[What you are asked to do] Copy exactly the lines from the start of the material through the line with "7000, 8000, 9000];". Pictures stay out of the copy.

[Entries]
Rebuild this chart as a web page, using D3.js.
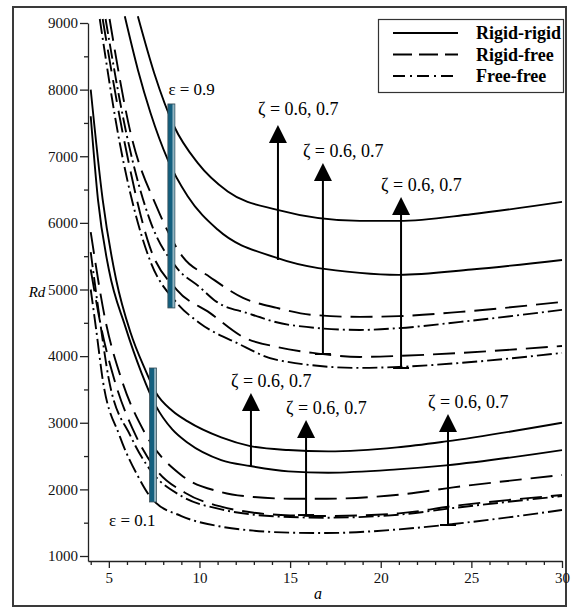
<!DOCTYPE html>
<html>
<head>
<meta charset="utf-8">
<script src="https://cdn.jsdelivr.net/npm/d3@7/dist/d3.min.js"></script>
<style>
  body { margin: 0; background: #fff; }
  svg text { font-family: "Liberation Serif", "Times New Roman", serif; }
</style>
</head>
<body>
<div id="chart"></div>
<script>
// ---- data: [a, Rd] ----
var xTicks = [5, 10, 15, 20, 25, 30];
var yTicks = [1000, 2000, 3000, 4000, 5000, 6000, 7000, 8000, 9000];

// epsilon = 0.9
var rrE9Z7 = [[6.6,9100],[7.5,8250],[8.6,7450],[9.9,6900],[11.56,6470],[14.3,6195],[18.85,6030],[21,6030],[25,6130],[30,6315]];
var rrE9Z6 = [[5.88,9100],[6.6,8300],[7.3,7650],[8.25,6950],[9.35,6400],[11,5900],[14.27,5474],[18.85,5250],[21,5220],[25,5300],[30,5444]];
var rfE9Z7 = [[5.04,9060],[6.2,7350],[7.64,6240],[9.08,5489],[10.57,5189],[12.4,4874],[14.27,4724],[16.25,4619],[18.85,4589],[21,4600],[24.4,4664],[30,4814]];
var ffE9Z7 = [[4.82,9060],[6.0,7300],[7.26,6045],[8.75,5324],[10,5039],[10.95,4814],[12.6,4649],[14.98,4468],[18.85,4393],[21,4420],[24.4,4514],[30,4694]];
var rfE9Z6 = [[4.66,9060],[5.8,7300],[7.26,5640],[8.75,4994],[10.57,4649],[12.4,4288],[14.27,4138],[16.25,4048],[18.85,3988],[21,4003],[24.4,4048],[30,4153]];
var ffE9Z6 = [[4.5,9060],[5.6,7200],[7.26,5444],[8.75,4799],[10,4498],[12.06,4198],[14.27,3943],[18.85,3823],[21,3838],[24.4,3898],[30,4048]];

// epsilon = 0.1
var rrE1Z7 = [[4,8000],[4.66,6350],[5.4,5150],[6.2,4350],[7.0,3800],[7.6,3450],[8.5,3180],[9.35,3020],[11.2,2780],[12.8,2650],[14.9,2590],[17.1,2570],[20.9,2630],[23.6,2720],[30,3000]];
var rrE1Z6 = [[4,7600],[4.4,6350],[5.0,5300],[5.9,4450],[6.8,3750],[7.6,3250],[8.5,2900],[9.35,2700],[11.2,2440],[12.8,2350],[14.9,2270],[17.1,2250],[20.9,2300],[23.6,2360],[30,2590]];
var rfE1Z7 = [[4,5860],[4.8,4550],[5.7,3650],[6.98,2850],[8.97,2220],[11.2,1960],[13,1885],[15,1860],[17,1860],[21,1920],[24,2030],[30,2215]];
var rfE1Z6 = [[4,5300],[4.6,4400],[5.3,3650],[6.5,2800],[7.6,2300],[9.2,1950],[11.2,1740],[13,1650],[15,1610],[17,1600],[21,1640],[24,1750],[30,1915]];
var ffE1Z7 = [[4,5560],[4.5,4550],[5.0,3650],[6.2,2800],[7.4,2250],[9,1900],[11.2,1700],[13,1620],[15,1585],[17,1575],[21,1620],[24,1720],[30,1900]];
var ffE1Z6 = [[4,5000],[4.3,4400],[4.66,3650],[5.6,2800],[6.6,2200],[7.4,1850],[9,1600],[11.2,1440],[13,1380],[15,1350],[17,1345],[21,1400],[24,1480],[30,1690]];

var series = [
  { kind: "rr", values: rrE9Z7 }, { kind: "rr", values: rrE9Z6 },
  { kind: "rf", values: rfE9Z7 }, { kind: "ff", values: ffE9Z7 },
  { kind: "rf", values: rfE9Z6 }, { kind: "ff", values: ffE9Z6 },
  { kind: "rr", values: rrE1Z7 }, { kind: "rr", values: rrE1Z6 },
  { kind: "rf", values: rfE1Z7 }, { kind: "rf", values: rfE1Z6 },
  { kind: "ff", values: ffE1Z7 }, { kind: "ff", values: ffE1Z6 }
];

var legendKinds = ["rr", "rf", "ff"];
var legendLabels = ["Rigid-rigid", "Rigid-free", "Free-free"];

// arrows: a, Rd at base, Rd at tip
var arrowA    = [14.33, 16.81, 21.12, 12.84, 15.88, 23.71];
var arrowBase = [5443, 4032, 3822, 2336, 1615, 1465];
var arrowTip  = [7470, 6899, 6389, 3447, 3041, 3132];
var arrowFoot = [false, true, true, false, true, true];
var arrowText = "ζ = 0.6, 0.7";

// epsilon bars: a, Rd bottom, Rd top
var barA = [8.45, 7.44];
var barLow = [4723, 1811];
var barHigh = [7785, 3822];
var barText = ["ε = 0.9", "ε = 0.1"];

// ---- drawing ----
var W = 571, H = 610;

var svg = d3.select("#chart").append("svg")
    .attr("width", W)
    .attr("height", H);

svg.append("rect")
    .attr("x", 13).attr("y", 7)
    .attr("width", 553).attr("height", 599)
    .attr("fill", "none")
    .attr("stroke", "#3a3a3a")
    .attr("stroke-width", 2);

var x = d3.scaleLinear().domain([3.85, 30]).range([88, 562]);
var y = d3.scaleLinear().domain([925, 9000]).range([561, 23]);

var dash = { rr: null, rf: "22,9", ff: "15,4,2,4" };
var legendDash = { rr: null, rf: "19,7", ff: "12,5,2,5" };

// axes
var yAxis = svg.append("g")
    .attr("transform", "translate(88,0)")
    .call(d3.axisLeft(y).tickValues(yTicks).tickSize(8).tickSizeOuter(0).tickFormat(d3.format("d")));
svg.append("g")
    .attr("transform", "translate(88,0)")
    .call(d3.axisLeft(y).tickValues(d3.range(1500, 9000, 1000)).tickSize(4).tickFormat(""))
    .select(".domain").remove();

var xAxis = svg.append("g")
    .attr("transform", "translate(0,561)")
    .call(d3.axisBottom(x).tickValues(xTicks).tickSize(7).tickSizeOuter(0));
svg.append("g")
    .attr("transform", "translate(0,561)")
    .call(d3.axisBottom(x).tickValues(d3.range(4, 30, 1).filter(function(d) { return d % 5 !== 0; })).tickSize(4).tickFormat(""))
    .select(".domain").remove();

svg.selectAll("g").attr("font-family", null);
svg.selectAll(".tick line, .domain").attr("stroke", "#222").attr("stroke-width", 1.3);
svg.selectAll(".tick text")
    .style("font-size", "15px")
    .attr("fill", "#111");
yAxis.selectAll(".tick text").attr("x", -10);
xAxis.selectAll(".tick text").attr("y", 11);

svg.append("text")
    .attr("x", 37).attr("y", 297)
    .style("font-style", "italic").style("font-size", "15px")
    .attr("text-anchor", "middle")
    .text("Rd");
svg.append("text")
    .attr("x", 318).attr("y", 599)
    .style("font-style", "italic").style("font-size", "16px")
    .attr("text-anchor", "middle")
    .text("a");

// curves
svg.append("clipPath").attr("id", "plot-clip")
  .append("rect").attr("x", 88).attr("y", 15).attr("width", 480).attr("height", 546);

var line = d3.line()
    .x(function(d) { return x(d[0]); })
    .y(function(d) { return y(d[1]); })
    .curve(d3.curveMonotoneX);

svg.append("g").attr("clip-path", "url(#plot-clip)")
  .selectAll("path")
  .data(series)
  .enter().append("path")
    .attr("d", function(d) { return line(d.values); })
    .attr("fill", "none")
    .attr("stroke", "#000")
    .attr("stroke-width", 1.9)
    .attr("stroke-dasharray", function(d) { return dash[d.kind]; });

// epsilon bars
barA.forEach(function(a, i) {
  var bx = x(a) - 3.5, top = y(barHigh[i]), h = y(barLow[i]) - y(barHigh[i]);
  svg.append("rect")
      .attr("x", bx).attr("y", top)
      .attr("width", 7).attr("height", h)
      .attr("fill", "#135f7e")
      .attr("stroke", "#3d4f57")
      .attr("stroke-width", 0.8);
  svg.append("rect")
      .attr("x", bx + 4.6).attr("y", top + 0.5)
      .attr("width", 2).attr("height", h - 1)
      .attr("fill", "#93b4c1");
});
svg.append("text")
    .attr("x", x(barA[0]) - 3).attr("y", y(barHigh[0]) - 9)
    .style("font-size", "17px")
    .text(barText[0]);
svg.append("text")
    .attr("x", x(barA[1]) - 44).attr("y", y(barLow[1]) + 24)
    .style("font-size", "17px")
    .text(barText[1]);

// arrows
arrowA.forEach(function(a, i) {
  var ax = x(a), yb = y(arrowBase[i]), yt = y(arrowTip[i]);
  svg.append("line")
      .attr("x1", ax).attr("x2", ax)
      .attr("y1", yb).attr("y2", yt + 16)
      .attr("stroke", "#000").attr("stroke-width", 2);
  svg.append("path")
      .attr("d", "M" + ax + "," + yt + "L" + (ax + 9) + "," + (yt + 18) + "L" + (ax - 9) + "," + (yt + 18) + "Z")
      .attr("fill", "#000");
  if (arrowFoot[i]) {
    svg.append("line")
        .attr("x1", ax - 8).attr("x2", ax + 8)
        .attr("y1", yb).attr("y2", yb)
        .attr("stroke", "#000").attr("stroke-width", 2);
  }
  svg.append("text")
      .attr("x", ax - 20).attr("y", yt - (i === 0 ? 10 : 6))
      .style("font-size", "18px")
      .text(arrowText);
});

// legend
var legend = svg.append("g");
legend.append("rect")
    .attr("x", 378.5).attr("y", 19.5)
    .attr("width", 185).attr("height", 73)
    .attr("fill", "#fff")
    .attr("stroke", "#333")
    .attr("stroke-width", 1.2);
legendKinds.forEach(function(k, i) {
  var ly = 33 + i * 21.5;
  legend.append("line")
      .attr("x1", 393).attr("x2", 458)
      .attr("y1", ly).attr("y2", ly)
      .attr("stroke", "#000").attr("stroke-width", 2)
      .attr("stroke-dasharray", legendDash[k]);
  legend.append("text")
      .attr("x", 476).attr("y", ly + 6)
      .style("font-weight", "bold").style("font-size", "18px")
      .text(legendLabels[i]);
});
</script>
</body>
</html>
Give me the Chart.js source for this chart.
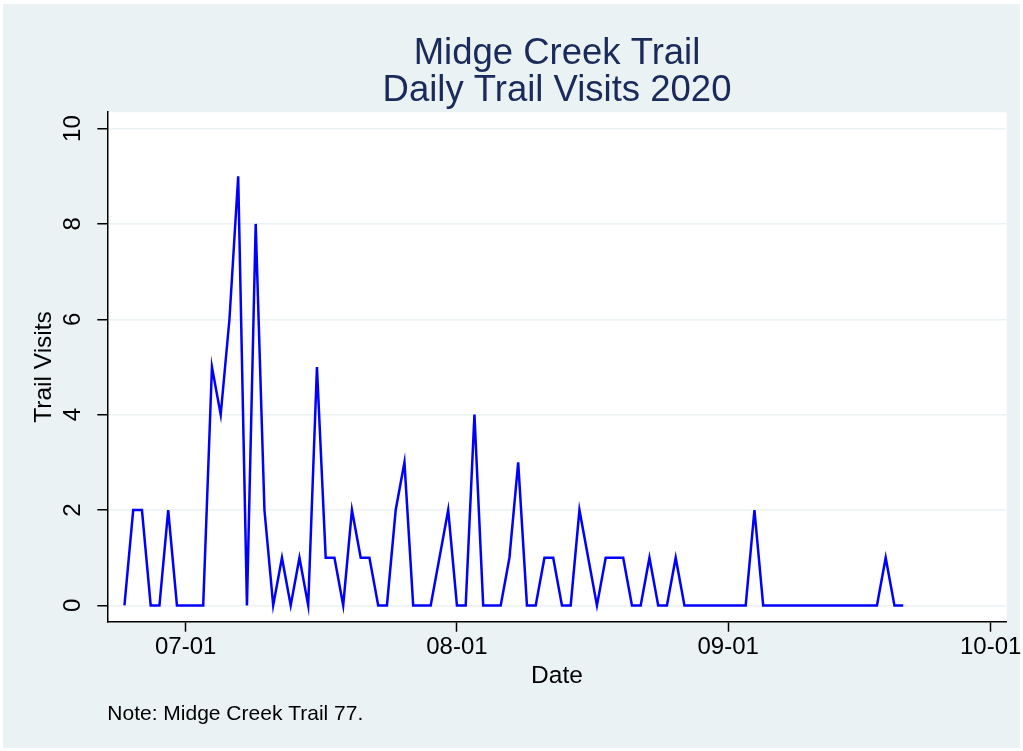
<!DOCTYPE html>
<html>
<head>
<meta charset="utf-8">
<title>Midge Creek Trail - Daily Trail Visits 2020</title>
<script src="https://cdn.jsdelivr.net/npm/chart.js@4"></script>
<style>
  html, body { margin: 0; padding: 0; background: #fff; }
  #frame { position: absolute; left: 3px; top: 4px; width: 1017px; height: 744px; background: #eaf2f3; }
  #wrap { position: absolute; left: 0; top: 0; width: 1023px; height: 751px; }
</style>
</head>
<body>
<div id="frame"></div>
<div id="wrap"><canvas id="chart" width="1023" height="751"></canvas></div>
<script>
// days are counted from 07-01 (= 0); first reading is 06-24
const firstDay = -7;
const visits = [
  // Jun 24 - Jun 30
  0, 2, 2, 0, 0, 2, 0,
  // Jul 1 - Jul 31
  0, 0, 0, 5, 4, 6, 9, 0, 8, 2, 0, 1, 0, 1, 0, 5, 1, 1, 0, 2, 1, 1, 0, 0, 2, 3, 0, 0, 0, 1, 2,
  // Aug 1 - Aug 31
  0, 0, 4, 0, 0, 0, 1, 3, 0, 0, 1, 1, 0, 0, 2, 1, 0, 1, 1, 1, 0, 0, 1, 0, 0, 1, 0, 0, 0, 0, 0,
  // Sep 1 - Sep 21
  0, 0, 0, 2, 0, 0, 0, 0, 0, 0, 0, 0, 0, 0, 0, 0, 0, 0, 1, 0, 0
];
const xTickDays = [0, 31, 62, 92];
const xTickLabels = ['07-01', '08-01', '09-01', '10-01'];
const yTicks = [0, 2, 4, 6, 8, 10];

const points = visits.map((v, i) => ({ x: firstDay + i, y: v }));

const fontFamily = '"Liberation Sans", Arial, sans-serif';

// white plot region like Stata's s2color scheme
const plotBg = {
  id: 'plotBg',
  beforeDraw(chart) {
    const { ctx, chartArea: a } = chart;
    ctx.save();
    ctx.fillStyle = '#ffffff';
    ctx.fillRect(a.left, a.top, a.right - a.left, a.bottom - a.top);
    ctx.restore();
  }
};

const config = {
  type: 'line',
  data: {
    datasets: [{
      label: 'Trail Visits',
      data: points,
      borderColor: '#0000ff',
      backgroundColor: '#0000ff',
      borderWidth: 2.5,
      pointRadius: 0,
      tension: 0,
      fill: false
    }]
  },
  options: {
    responsive: false,
    animation: false,
    devicePixelRatio: 1,
    layout: { padding: { left: 0, right: 16.3, top: 0, bottom: 0 } },
    plugins: {
      legend: { display: false },
      tooltip: { enabled: false },
      title: {
        display: true,
        fullSize: false,
        text: ['Midge Creek Trail', 'Daily Trail Visits 2020'],
        color: '#1a2a5a',
        font: { family: fontFamily, size: 36.5, weight: 'normal', lineHeight: 1.01 },
        padding: { top: 36, bottom: 2.5 }
      },
      subtitle: {
        display: true,
        position: 'bottom',
        align: 'start',
        fullSize: false,
        text: 'Note: Midge Creek Trail 77.',
        color: '#000',
        font: { family: fontFamily, size: 21, weight: 'normal', lineHeight: 1.2 },
        padding: { top: 0, bottom: 24.5 }
      }
    },
    scales: {
      x: {
        type: 'linear',
        min: -8.96,
        max: 93.83,
        afterBuildTicks: (scale) => { scale.ticks = xTickDays.map(v => ({ value: v })); },
        afterFit: (scale) => { scale.height = 79.6; },
        ticks: {
          autoSkip: false,
          maxRotation: 0,
          padding: 1,
          color: '#000',
          font: { family: fontFamily, size: 24 },
          callback: (value) => xTickLabels[xTickDays.indexOf(value)]
        },
        grid: { drawOnChartArea: false, drawTicks: true, tickLength: 10, tickColor: '#000', tickWidth: 1.5 },
        border: { display: true, color: '#000', width: 1.5 },
        title: {
          display: true,
          text: 'Date',
          color: '#000',
          font: { family: fontFamily, size: 24.5 },
          padding: { top: 0, bottom: 10 }
        }
      },
      y: {
        type: 'linear',
        min: -0.342,
        max: 10.342,
        afterBuildTicks: (scale) => { scale.ticks = yTicks.map(v => ({ value: v })); },
        afterFit: (scale) => { scale.width = 107.3; },
        ticks: {
          minRotation: 90,
          maxRotation: 90,
          crossAlign: 'center',
          padding: 10.5,
          color: '#000',
          font: { family: fontFamily, size: 24 }
        },
        grid: { color: '#eaf2f3', lineWidth: 1.5, drawTicks: true, tickLength: 10, tickColor: '#000', tickWidth: 1.5 },
        border: { display: true, color: '#000', width: 1.5 },
        title: {
          display: true,
          text: 'Trail Visits',
          color: '#000',
          font: { family: fontFamily, size: 24.5 },
          padding: { top: 29.5 }
        }
      }
    }
  },
  plugins: [plotBg]
};

const myChart = new Chart(document.getElementById('chart'), config);
</script>
</body>
</html>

[Task output]
Rebuild this chart as a web page, using D3.js.
<!DOCTYPE html>
<html>
<head>
<meta charset="utf-8">
<script src="https://cdn.jsdelivr.net/npm/d3@7/dist/d3.min.js"></script>
<style>
  body { margin: 0; background: #fff; }
  svg text { font-family: "Liberation Serif", "Times New Roman", serif; }
</style>
</head>
<body>
<div id="chart"></div>
<script>
// ---- data: [a, Rd] ----
var xTicks = [5, 10, 15, 20, 25, 30];
var yTicks = [1000, 2000, 3000, 4000, 5000, 6000, 7000, 8000, 9000];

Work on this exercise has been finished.